***** PROVIDED DATA

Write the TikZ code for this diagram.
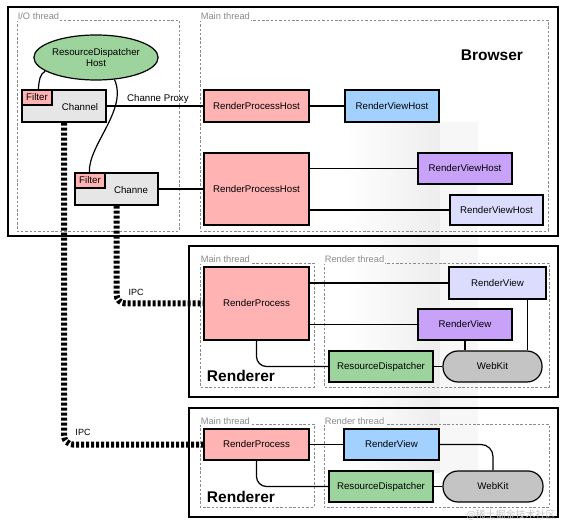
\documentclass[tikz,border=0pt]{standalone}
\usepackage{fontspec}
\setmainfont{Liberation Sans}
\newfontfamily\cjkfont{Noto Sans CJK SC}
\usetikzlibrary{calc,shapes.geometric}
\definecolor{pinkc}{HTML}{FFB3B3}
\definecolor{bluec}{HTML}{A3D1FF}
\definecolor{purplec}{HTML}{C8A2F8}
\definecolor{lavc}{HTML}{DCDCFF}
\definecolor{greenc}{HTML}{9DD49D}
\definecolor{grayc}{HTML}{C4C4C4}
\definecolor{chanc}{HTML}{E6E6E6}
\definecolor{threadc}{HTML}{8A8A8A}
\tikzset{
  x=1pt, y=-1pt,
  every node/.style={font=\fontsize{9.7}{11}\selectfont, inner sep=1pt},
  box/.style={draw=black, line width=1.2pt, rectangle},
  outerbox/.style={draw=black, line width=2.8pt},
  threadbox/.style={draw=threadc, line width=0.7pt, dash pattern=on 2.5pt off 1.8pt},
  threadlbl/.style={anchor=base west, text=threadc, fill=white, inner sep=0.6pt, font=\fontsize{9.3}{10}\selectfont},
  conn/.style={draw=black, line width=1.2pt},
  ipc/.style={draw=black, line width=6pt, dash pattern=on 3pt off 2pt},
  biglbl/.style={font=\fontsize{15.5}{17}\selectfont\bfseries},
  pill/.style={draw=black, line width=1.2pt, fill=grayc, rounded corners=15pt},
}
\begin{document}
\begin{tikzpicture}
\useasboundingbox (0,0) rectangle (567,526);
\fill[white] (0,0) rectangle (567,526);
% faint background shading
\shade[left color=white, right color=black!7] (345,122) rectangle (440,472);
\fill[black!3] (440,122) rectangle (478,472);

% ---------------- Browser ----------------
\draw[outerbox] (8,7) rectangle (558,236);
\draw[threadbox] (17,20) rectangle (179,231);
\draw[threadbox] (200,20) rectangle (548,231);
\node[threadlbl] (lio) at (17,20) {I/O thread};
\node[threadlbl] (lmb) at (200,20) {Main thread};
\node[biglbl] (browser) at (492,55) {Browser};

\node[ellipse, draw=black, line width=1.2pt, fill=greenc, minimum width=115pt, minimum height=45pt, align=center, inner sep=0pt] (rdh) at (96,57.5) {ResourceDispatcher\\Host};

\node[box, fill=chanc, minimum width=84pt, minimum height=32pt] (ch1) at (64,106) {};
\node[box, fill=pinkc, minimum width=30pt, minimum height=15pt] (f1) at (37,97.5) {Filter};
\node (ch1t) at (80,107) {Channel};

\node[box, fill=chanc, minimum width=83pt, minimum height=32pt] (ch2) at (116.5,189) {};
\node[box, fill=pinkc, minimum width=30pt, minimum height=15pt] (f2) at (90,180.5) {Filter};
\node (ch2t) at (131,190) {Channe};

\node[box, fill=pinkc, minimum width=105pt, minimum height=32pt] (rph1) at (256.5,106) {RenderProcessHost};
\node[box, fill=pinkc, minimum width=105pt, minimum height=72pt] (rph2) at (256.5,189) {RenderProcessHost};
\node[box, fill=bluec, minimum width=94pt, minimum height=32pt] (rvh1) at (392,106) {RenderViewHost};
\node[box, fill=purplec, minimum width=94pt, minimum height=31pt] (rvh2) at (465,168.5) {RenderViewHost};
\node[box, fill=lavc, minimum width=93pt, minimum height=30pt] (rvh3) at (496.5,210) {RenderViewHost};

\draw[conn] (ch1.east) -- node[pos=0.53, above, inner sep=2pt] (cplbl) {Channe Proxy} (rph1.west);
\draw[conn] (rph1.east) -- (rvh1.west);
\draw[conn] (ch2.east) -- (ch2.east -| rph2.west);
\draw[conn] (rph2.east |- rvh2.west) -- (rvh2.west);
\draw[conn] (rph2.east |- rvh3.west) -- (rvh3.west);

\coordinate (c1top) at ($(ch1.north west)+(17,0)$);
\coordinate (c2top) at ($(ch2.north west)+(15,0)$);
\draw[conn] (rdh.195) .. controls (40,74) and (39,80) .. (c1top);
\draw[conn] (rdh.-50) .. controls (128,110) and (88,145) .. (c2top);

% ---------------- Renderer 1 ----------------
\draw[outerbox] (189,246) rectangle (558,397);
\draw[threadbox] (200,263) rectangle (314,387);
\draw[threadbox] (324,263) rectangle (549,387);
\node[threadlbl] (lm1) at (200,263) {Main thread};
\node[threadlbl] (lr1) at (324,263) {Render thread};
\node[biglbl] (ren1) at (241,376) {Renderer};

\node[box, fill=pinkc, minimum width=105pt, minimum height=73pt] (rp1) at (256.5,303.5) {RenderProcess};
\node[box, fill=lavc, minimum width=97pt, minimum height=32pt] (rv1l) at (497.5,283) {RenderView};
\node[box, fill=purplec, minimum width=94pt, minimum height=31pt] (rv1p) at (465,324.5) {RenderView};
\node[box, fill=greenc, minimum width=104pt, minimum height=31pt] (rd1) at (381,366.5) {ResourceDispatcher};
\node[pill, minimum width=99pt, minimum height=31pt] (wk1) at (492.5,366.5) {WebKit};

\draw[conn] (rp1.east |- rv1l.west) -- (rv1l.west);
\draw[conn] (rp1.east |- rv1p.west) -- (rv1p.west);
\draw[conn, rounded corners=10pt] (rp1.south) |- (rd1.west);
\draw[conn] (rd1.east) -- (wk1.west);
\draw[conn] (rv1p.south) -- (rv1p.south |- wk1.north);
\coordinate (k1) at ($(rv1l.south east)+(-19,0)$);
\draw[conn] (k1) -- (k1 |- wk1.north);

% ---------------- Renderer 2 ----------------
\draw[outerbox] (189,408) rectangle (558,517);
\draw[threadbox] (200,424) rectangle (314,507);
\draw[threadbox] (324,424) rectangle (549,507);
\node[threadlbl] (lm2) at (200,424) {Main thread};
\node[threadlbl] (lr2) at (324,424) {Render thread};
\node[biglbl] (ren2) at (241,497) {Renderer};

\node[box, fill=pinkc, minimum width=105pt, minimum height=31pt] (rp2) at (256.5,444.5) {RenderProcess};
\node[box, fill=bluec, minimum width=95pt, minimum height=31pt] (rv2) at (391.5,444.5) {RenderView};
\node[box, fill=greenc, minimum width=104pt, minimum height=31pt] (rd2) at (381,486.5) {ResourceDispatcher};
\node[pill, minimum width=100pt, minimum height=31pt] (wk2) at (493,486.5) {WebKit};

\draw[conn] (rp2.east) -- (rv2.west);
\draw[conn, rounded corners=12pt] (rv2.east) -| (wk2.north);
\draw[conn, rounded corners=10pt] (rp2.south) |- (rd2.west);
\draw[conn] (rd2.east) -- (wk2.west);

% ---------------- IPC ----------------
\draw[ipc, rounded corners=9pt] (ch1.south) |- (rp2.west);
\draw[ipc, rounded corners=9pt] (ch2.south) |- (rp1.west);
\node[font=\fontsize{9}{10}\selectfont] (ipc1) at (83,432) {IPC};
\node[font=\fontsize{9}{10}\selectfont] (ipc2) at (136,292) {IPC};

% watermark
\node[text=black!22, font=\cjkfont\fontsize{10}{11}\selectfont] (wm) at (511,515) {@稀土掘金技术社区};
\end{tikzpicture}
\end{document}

**********
***** PROVIDED DATA

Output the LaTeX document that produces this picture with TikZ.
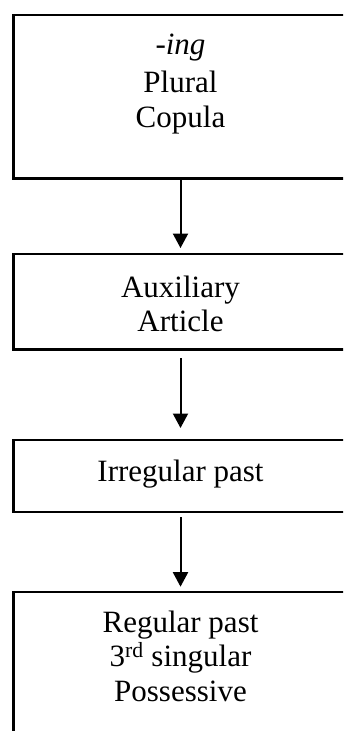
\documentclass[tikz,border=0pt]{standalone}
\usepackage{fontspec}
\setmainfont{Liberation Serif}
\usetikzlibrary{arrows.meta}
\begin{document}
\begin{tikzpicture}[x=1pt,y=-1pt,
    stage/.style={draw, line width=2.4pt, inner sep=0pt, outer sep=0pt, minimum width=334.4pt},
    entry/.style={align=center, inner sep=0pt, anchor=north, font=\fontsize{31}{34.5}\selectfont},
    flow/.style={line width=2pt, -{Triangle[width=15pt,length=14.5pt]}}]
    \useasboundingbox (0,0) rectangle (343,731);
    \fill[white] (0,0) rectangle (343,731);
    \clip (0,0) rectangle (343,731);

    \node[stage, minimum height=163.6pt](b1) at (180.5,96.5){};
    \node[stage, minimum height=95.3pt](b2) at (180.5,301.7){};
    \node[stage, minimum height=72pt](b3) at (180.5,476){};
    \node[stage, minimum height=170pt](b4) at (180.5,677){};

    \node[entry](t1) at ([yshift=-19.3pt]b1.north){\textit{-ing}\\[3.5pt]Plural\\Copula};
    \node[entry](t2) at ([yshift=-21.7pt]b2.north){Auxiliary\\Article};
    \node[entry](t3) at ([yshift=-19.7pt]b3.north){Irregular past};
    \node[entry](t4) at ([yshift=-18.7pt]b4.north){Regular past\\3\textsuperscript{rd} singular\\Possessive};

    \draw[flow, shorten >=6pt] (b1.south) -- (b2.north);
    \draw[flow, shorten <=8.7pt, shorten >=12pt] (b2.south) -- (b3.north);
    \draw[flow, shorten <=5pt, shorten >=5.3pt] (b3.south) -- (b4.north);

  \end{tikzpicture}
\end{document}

**********

## AIM OF THE TASK
Among the lines of the material above, how many include the string "this"? Report only that number.

## RIGHT ANSWER
2